* _Task directions_:
Show all lines of the listing that hold the word "size".

* _Supplied material_:
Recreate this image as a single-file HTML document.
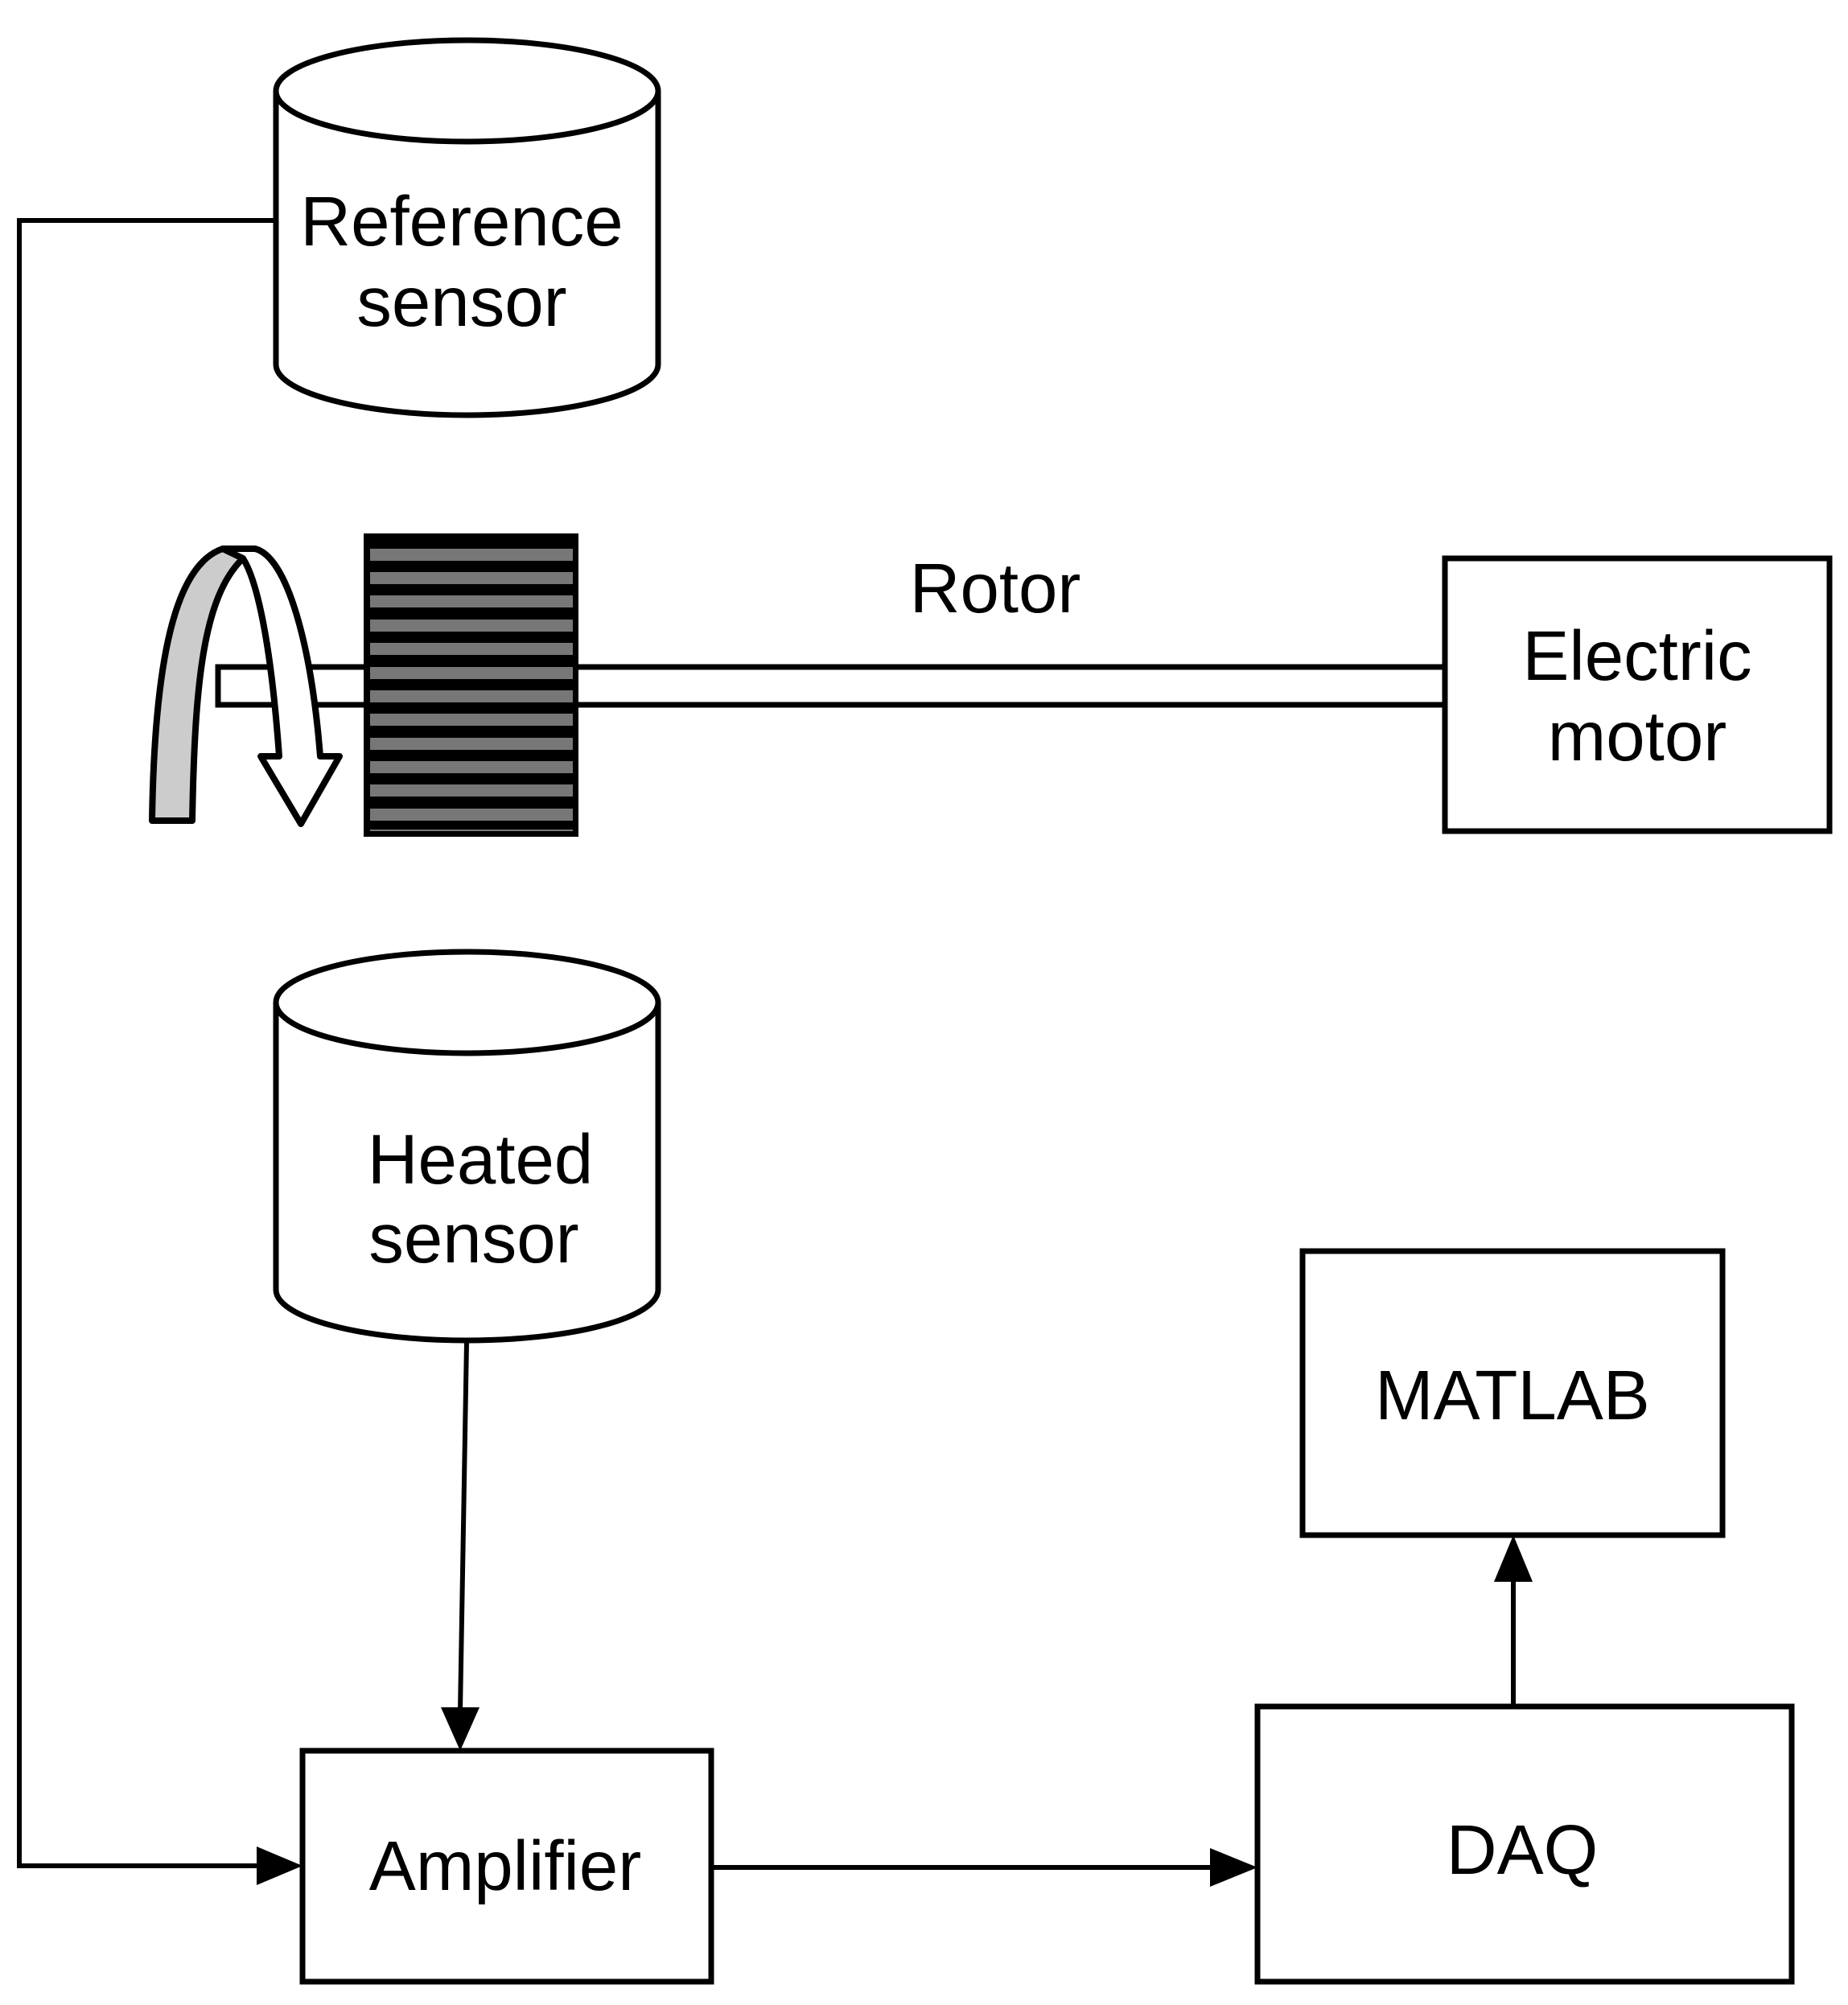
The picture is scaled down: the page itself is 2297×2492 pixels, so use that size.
<!DOCTYPE html>
<html><head><style>body{margin:0;background:#fff}</style></head><body>
<svg width="2297" height="2487" viewBox="0 0 2297 2487" xmlns="http://www.w3.org/2000/svg" font-family="Liberation Sans, Arial, sans-serif" font-size="87">
<rect width="2297" height="2487" fill="#fff"/>
<g stroke="#000" stroke-width="7" fill="#fff">
<path d="M343,113 L343,453 A237.5,63 0 0 0 818,453 L818,113"/>
<ellipse cx="580.5" cy="113" rx="237.5" ry="63"/>
<path d="M343,1246 L343,1603 A237.5,63 0 0 0 818,1603 L818,1246"/>
<ellipse cx="580.5" cy="1246" rx="237.5" ry="63"/>
<rect x="1796" y="694" width="478" height="339"/>
<rect x="1619" y="1555" width="522" height="353"/>
<rect x="376" y="2176" width="508" height="287"/>
<rect x="1563" y="2121" width="664" height="342"/>
<rect x="271" y="829" width="1525" height="47"/>
</g>
<g stroke="#000" stroke-width="8" stroke-linejoin="round">
<path d="M189,1020 C192,822 217,702 277,682 L302,694 C252,742 242,852 239,1020 Z" fill="#ccc"/>
<path d="M277,682 L317,682 C357,692 387,802 398,940 L422,940 L374,1024 L324,940 L347,940 C337,802 320,722 302,694 Z" fill="#fff"/>
</g>
<rect x="452" y="663" width="267" height="377" fill="#000"/>
<g fill="#777">
<rect x="460" y="682" width="252" height="15"/><rect x="460" y="711" width="252" height="15"/>
<rect x="460" y="740" width="252" height="15"/><rect x="460" y="770" width="252" height="15"/>
<rect x="460" y="799" width="252" height="15"/><rect x="460" y="829" width="252" height="15"/>
<rect x="460" y="858" width="252" height="15"/><rect x="460" y="887" width="252" height="15"/>
<rect x="460" y="917" width="252" height="15"/><rect x="460" y="946" width="252" height="15"/>
<rect x="460" y="975" width="252" height="15"/><rect x="460" y="1005" width="252" height="15"/>
<rect x="460" y="1031" width="252" height="2"/>
</g>
<g stroke="#000" stroke-width="6" fill="none">
<polyline points="343,274 24,274 24,2319 322,2319"/>
<line x1="580" y1="1668" x2="572" y2="2127"/>
<line x1="884" y1="2321" x2="1507" y2="2321"/>
<line x1="1881" y1="2121" x2="1881" y2="1962"/>
</g>
<g fill="#000">
<polygon points="319,2295 376,2319 319,2343"/>
<polygon points="548,2122 596,2122 572,2176"/>
<polygon points="1504,2297 1563,2321 1504,2345"/>
<polygon points="1857,1966 1905,1966 1881,1908"/>
</g>
<g text-anchor="middle" fill="#000">
<text x="574" y="305">Reference</text>
<text x="574" y="405">sensor</text>
<text x="1237" y="761">Rotor</text>
<text x="2035" y="845">Electric</text>
<text x="2035" y="945">motor</text>
<text x="597" y="1471">Heated</text>
<text x="589" y="1569">sensor</text>
<text x="1880" y="1764">MATLAB</text>
<text x="628" y="2349">Amplifier</text>
<text x="1892" y="2329">DAQ</text>
</g>
</svg>
</body></html>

* _Solution for this problem_:
The picture is scaled down: the page itself is 2297×2492 pixels, so use that size.
<svg width="2297" height="2487" viewBox="0 0 2297 2487" xmlns="http://www.w3.org/2000/svg" font-family="Liberation Sans, Arial, sans-serif" font-size="87">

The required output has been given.